Monster's Ball

Marc Forster

BY Erin OkePublished Dec 1, 2001

For a film chock full of horrendous acts and brutalised characters, Monster's Ball is remarkably understated. At first the film seems to be striving for an unrelenting bleakness as it introduces a series of loosely connected characters who are all completely mired in their incredibly awful existences with seemingly no hope for reprieve. Set in the rural Southern U.S., the film focuses on two very different families. One has three generations of Grotowski men (Peter Boyle, Billy Bob Thornton, Heath Ledger) who all worked or are working as death row guards at a nearby prison and are struggling with the familial legacy of bitter misery, emotional repression, and ingrained racism.
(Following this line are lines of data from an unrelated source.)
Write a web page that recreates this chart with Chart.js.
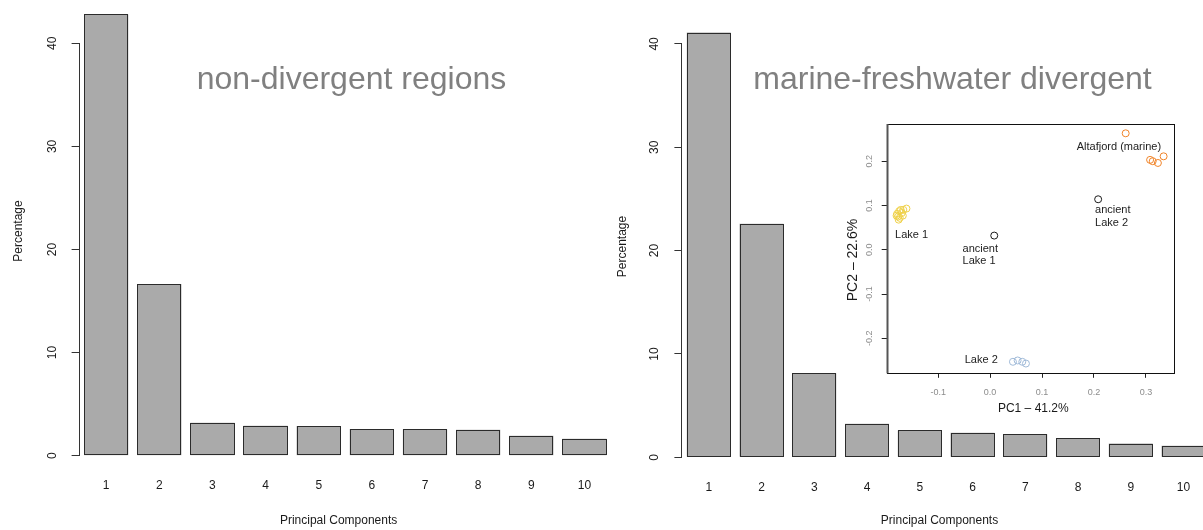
<!DOCTYPE html>
<html>
<head>
<meta charset="utf-8">
<script src="https://cdn.jsdelivr.net/npm/chart.js@4.4.1/dist/chart.umd.min.js"></script>
<style>
  html, body { margin: 0; padding: 0; background: #ffffff; overflow: hidden; width: 1203px; height: 530px; }
  #wrap { position: relative; width: 1203px; height: 530px; overflow: hidden; }
  canvas { position: absolute; display: block; }
  #leftChart { left: 0; top: 0; }
  #rightChart { left: 606px; top: 0; }
  #insetChart { left: 840px; top: 110px; }
</style>
</head>
<body>
<div id="wrap">
  <canvas id="leftChart" width="615" height="530"></canvas>
  <canvas id="rightChart" width="609" height="530"></canvas>
  <canvas id="insetChart" width="345" height="310"></canvas>
</div>
<script>
// ---------------- DATA ----------------
const components = ['1', '2', '3', '4', '5', '6', '7', '8', '9', '10'];
const nonDivergentPct = [42.8, 16.65, 3.2, 2.9, 2.88, 2.6, 2.56, 2.52, 1.94, 1.65];
const divergentPct = [41.1, 22.6, 8.14, 3.24, 2.6, 2.38, 2.22, 1.86, 1.33, 1.11];
const pctTicks = [0, 10, 20, 30, 40];

const leftTitle = 'non-divergent regions';
const rightTitle = 'marine-freshwater divergent';
const yAxisTitle = 'Percentage';
const xAxisTitle = 'Principal Components';

const pc1Ticks = [-0.1, 0.0, 0.1, 0.2, 0.3];
const pc2Ticks = [-0.2, -0.1, 0.0, 0.1, 0.2];
const pc1Title = 'PC1 \u2013 41.2%';
const pc2Title = 'PC2 \u2013 22.6%';

const lake1PC1 = [-0.177, -0.175, -0.179, -0.172, -0.174, -0.180, -0.170, -0.161, -0.176, -0.168, -0.167];
const lake1PC2 = [0.075, 0.087, 0.081, 0.090, 0.072, 0.077, 0.083, 0.093, 0.068, 0.077, 0.090];
const marinePC1 = [0.261, 0.308, 0.313, 0.323, 0.334];
const marinePC2 = [0.263, 0.203, 0.200, 0.196, 0.211];
const lake2PC1 = [0.044, 0.053, 0.062, 0.069];
const lake2PC2 = [-0.253, -0.250, -0.253, -0.257];
const ancientPC1 = [0.008, 0.208];
const ancientPC2 = [0.032, 0.114];

const labelTexts = ['Lake 1', 'ancient', 'Lake 1', 'ancient', 'Lake 2', 'Altafjord (marine)', 'Lake 2'];
const labelPC1   = [-0.151, -0.053, -0.053, 0.202, 0.202, 0.248, -0.017];
const labelPC2   = [0.034, 0.002, -0.026, 0.090, 0.060, 0.232, -0.248];
const labelAlign = ['center', 'left', 'left', 'left', 'left', 'center', 'center'];

// ---------------- STYLE ----------------
const FONT = "'Liberation Sans', Arial, Helvetica, sans-serif";
Chart.defaults.font.family = FONT;
Chart.defaults.animation = false;

function textPlugin(items) {
  return {
    id: 'rText',
    afterDraw(chart) {
      const ctx = chart.ctx;
      items.forEach(it => {
        ctx.save();
        ctx.font = (it.size) + 'px ' + FONT;
        ctx.fillStyle = it.color || '#1a1a1a';
        ctx.textAlign = it.align || 'center';
        ctx.textBaseline = it.baseline || 'middle';
        ctx.translate(it.x, it.y);
        if (it.rotate) ctx.rotate(it.rotate);
        ctx.fillText(it.text, 0, 0);
        ctx.restore();
      });
    }
  };
}

const axisLinePlugin = {
  id: 'rAxisLine',
  afterDraw(chart) {
    const s = chart.scales.y;
    const ctx = chart.ctx;
    const x = Math.round(chart.chartArea.left) - 0.5;
    ctx.save();
    ctx.strokeStyle = '#333333';
    ctx.lineWidth = 1;
    ctx.beginPath();
    ctx.moveTo(x, s.getPixelForValue(pctTicks[0]));
    ctx.lineTo(x, s.getPixelForValue(pctTicks[pctTicks.length - 1]));
    ctx.stroke();
    ctx.restore();
  }
};

// crisp R-style outline around every bar, from the bar elements' own geometry
const barOutlinePlugin = {
  id: 'barOutline',
  afterDatasetsDraw(chart) {
    const ctx = chart.ctx;
    const meta = chart.getDatasetMeta(0);
    ctx.save();
    ctx.strokeStyle = '#2b2b2b';
    ctx.lineWidth = 1;
    meta.data.forEach(b => {
      const p = b.getProps(['x', 'y', 'base', 'width'], true);
      const l = Math.round(p.x - p.width / 2) + 0.5;
      const r = Math.round(p.x + p.width / 2) - 0.5;
      const t = Math.round(p.y) + 0.5;
      const bt = Math.round(p.base) - 0.5;
      ctx.strokeRect(l, t, r - l, bt - t);
    });
    ctx.restore();
  }
};

function zeroPad(s) { s.paddingTop = 0; s.paddingBottom = 0; s.paddingLeft = 0; s.paddingRight = 0; }

function barChart(id, values, g, texts) {
  return new Chart(document.getElementById(id), {
    type: 'bar',
    data: {
      labels: components,
      datasets: [{
        data: values,
        backgroundColor: '#AAAAAA',
        borderWidth: 0,
        categoryPercentage: 1,
        barPercentage: 1 / 1.2
      }]
    },
    options: {
      responsive: false,
      animation: false,
      events: [],
      layout: { padding: { top: g.padTop, right: g.padRight, left: 0, bottom: 0 } },
      plugins: { legend: { display: false }, tooltip: { enabled: false }, title: { display: false } },
      scales: {
        x: {
          type: 'category',
          offset: true,
          grid: { display: false, drawTicks: false },
          border: { display: false },
          ticks: { font: { size: 12 }, color: '#1a1a1a', padding: g.xTickPad, maxRotation: 0, minRotation: 0, autoSkip: false },
          afterFit(s) { s.height = g.xHeight; zeroPad(s); }
        },
        y: {
          min: 0,
          max: 44,
          grid: { drawOnChartArea: false, drawTicks: true, tickLength: 8, color: '#333333', lineWidth: 1 },
          border: { display: false },
          ticks: { font: { size: 12 }, color: '#1a1a1a', minRotation: 90, maxRotation: 90, crossAlign: 'center', padding: g.yTickPad },
          afterBuildTicks(s) { s.ticks = pctTicks.map(v => ({ value: v })); },
          afterFit(s) { s.width = g.yWidth; zeroPad(s); }
        }
      }
    },
    plugins: [barOutlinePlugin, axisLinePlugin, textPlugin(texts)]
  });
}

// Left chart (canvas origin x=0)
barChart('leftChart', nonDivergentPct,
  { padTop: 2.1, padRight: 4, xHeight: 74.3, yWidth: 79.6, xTickPad: 23, yTickPad: 12 },
  [
    { text: leftTitle, x: 196.7, y: 89.3, size: 32, color: '#808080', align: 'left', baseline: 'alphabetic' },
    { text: yAxisTitle, x: 18.9, y: 231, size: 12, rotate: -Math.PI / 2 },
    { text: xAxisTitle, x: 338.6, y: 521, size: 12 }
  ]);

// Right chart (canvas origin x=606)
barChart('rightChart', divergentPct,
  { padTop: 2.6, padRight: 5.1, xHeight: 72.7, yWidth: 76.4, xTickPad: 23, yTickPad: 13 },
  [
    { text: rightTitle, x: 147.3, y: 89.3, size: 32, color: '#808080', align: 'left', baseline: 'alphabetic' },
    { text: yAxisTitle, x: 16.3, y: 246.5, size: 12, rotate: -Math.PI / 2 },
    { text: xAxisTitle, x: 333.5, y: 521, size: 12 }
  ]);

// Inset scatter (canvas origin 840,110)
function pts(xs, ys) { return xs.map((x, i) => ({ x: x, y: ys[i] })); }

const insetFrame = {
  id: 'insetFrame',
  afterDraw(chart) {
    const a = chart.chartArea, ctx = chart.ctx;
    ctx.save();
    ctx.strokeStyle = '#111111';
    ctx.lineWidth = 1;
    ctx.strokeRect(Math.round(a.left) + 0.5, Math.round(a.top) + 0.5, Math.round(a.right - a.left), Math.round(a.bottom - a.top));
    ctx.strokeStyle = '#555555';
    ctx.lineWidth = 2;
    ctx.beginPath();
    ctx.moveTo(Math.round(a.left) + 0.5, a.top);
    ctx.lineTo(Math.round(a.left) + 0.5, a.bottom);
    ctx.stroke();
    // point labels
    const sx = chart.scales.x, sy = chart.scales.y;
    ctx.font = '11px ' + FONT;
    ctx.fillStyle = '#222222';
    ctx.textBaseline = 'middle';
    labelTexts.forEach((t, i) => {
      ctx.textAlign = labelAlign[i];
      ctx.fillText(t, sx.getPixelForValue(labelPC1[i]), sy.getPixelForValue(labelPC2[i]));
    });
    ctx.restore();
  }
};

const pointStyle = { pointRadius: 3.5, pointBorderWidth: 1, backgroundColor: 'rgba(0,0,0,0)', pointBackgroundColor: 'rgba(0,0,0,0)' };

new Chart(document.getElementById('insetChart'), {
  type: 'scatter',
  data: {
    datasets: [
      Object.assign({ data: pts(lake1PC1, lake1PC2), borderColor: '#EFD14A', pointBorderColor: '#EFD14A' }, pointStyle),
      Object.assign({ data: pts(marinePC1, marinePC2), borderColor: '#F08429', pointBorderColor: '#F08429' }, pointStyle),
      Object.assign({ data: pts(lake2PC1, lake2PC2), borderColor: '#A0BAD8', pointBorderColor: '#A0BAD8' }, pointStyle),
      Object.assign({ data: pts(ancientPC1, ancientPC2), borderColor: '#1a1a1a', pointBorderColor: '#1a1a1a' }, pointStyle)
    ]
  },
  options: {
    responsive: false,
    animation: false,
    events: [],
    layout: { padding: { top: 14, right: 11, left: 0, bottom: 0 } },
    plugins: { legend: { display: false }, tooltip: { enabled: false } },
    scales: {
      x: {
        type: 'linear', min: -0.199, max: 0.354,
        grid: { drawOnChartArea: false, drawTicks: true, tickLength: 4.5, color: '#222222' },
        border: { display: false },
        ticks: { font: { size: 9 }, color: '#8C8C8C', padding: 9.5, maxRotation: 0, callback: v => Number(v).toFixed(1) },
        afterBuildTicks(s) { s.ticks = pc1Ticks.map(v => ({ value: v })); },
        afterFit(s) { s.height = 46.7; zeroPad(s); }
      },
      y: {
        type: 'linear', min: -0.279, max: 0.284,
        grid: { drawOnChartArea: false, drawTicks: true, tickLength: 5, color: '#222222' },
        border: { display: false },
        ticks: { font: { size: 9 }, color: '#8C8C8C', padding: 4, minRotation: 90, maxRotation: 90, crossAlign: 'center', callback: v => Number(v).toFixed(1) },
        afterBuildTicks(s) { s.ticks = pc2Ticks.map(v => ({ value: v })); },
        afterFit(s) { s.width = 46.7; zeroPad(s); }
      }
    }
  },
  plugins: [insetFrame, textPlugin([
    { text: pc1Title, x: 193.3, y: 298.3, size: 12 },
    { text: pc2Title, x: 13.3, y: 150, size: 14, rotate: -Math.PI / 2 }
  ])]
});
</script>
</body>
</html>
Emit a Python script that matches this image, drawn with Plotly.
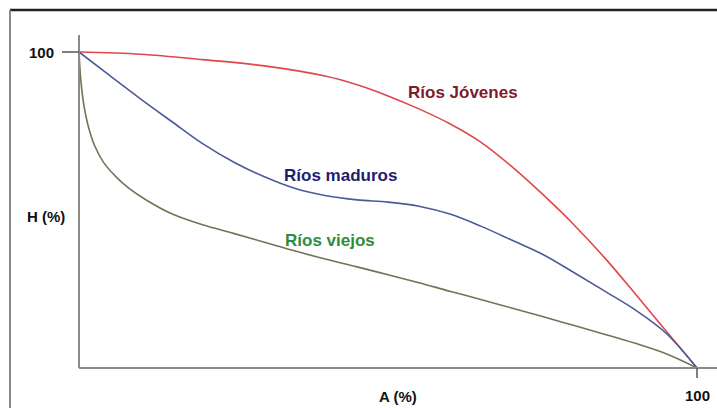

The other has a poverty-stricken single mother (Halle Berry) and her obese son (Coronji Calhoun) awaiting the execution of the boy's inmate father (Sean "P. Diddy" Combs). Strangely, almost all of the inevitable tragic events that you suspect will transpire between the characters happen within the first half hour or so, and where it goes from there, or at least how it gets there, comes as a bit of a surprise.

Though it's hardly the feel good movie of the year, the film does shift gears to focus on Hank (Thornton) and Leticia (Berry) as they seek to fill their considerable emotional voids and grope their way towards some kind of redemption. Linked on many levels by loss and trauma, Hank and Leticia begin to find a strange comfort in one another's presence and begin to navigate a bizarre relationship against all odds. The script, though it features some well-worn themes that it doesn't exactly shed new light upon, is blessed with an underwritten dialogue style and a knack for portraying honestly moments of naked brutality. Sometimes Marc Forster's direction feels out of sync with this barren script, calling attention to itself with trickery when it should be observing unobtrusively. Much of the success of Monster's Ball belongs to the actors, who embrace the script's reserved style and deliver excellent performances across the board. Thornton, always a master of understatement, makes Hank's transition from brutality to tenderness touching and even comic at times. Berry's Leticia, the only character whose emotional distress is allowed to surface, is fierce and raw. Peter Boyle's performance as the aging Grotowski patriarch is perfect in it's unexpected evil, and even Sean Combs manages to be graceful and haunting as the condemned man.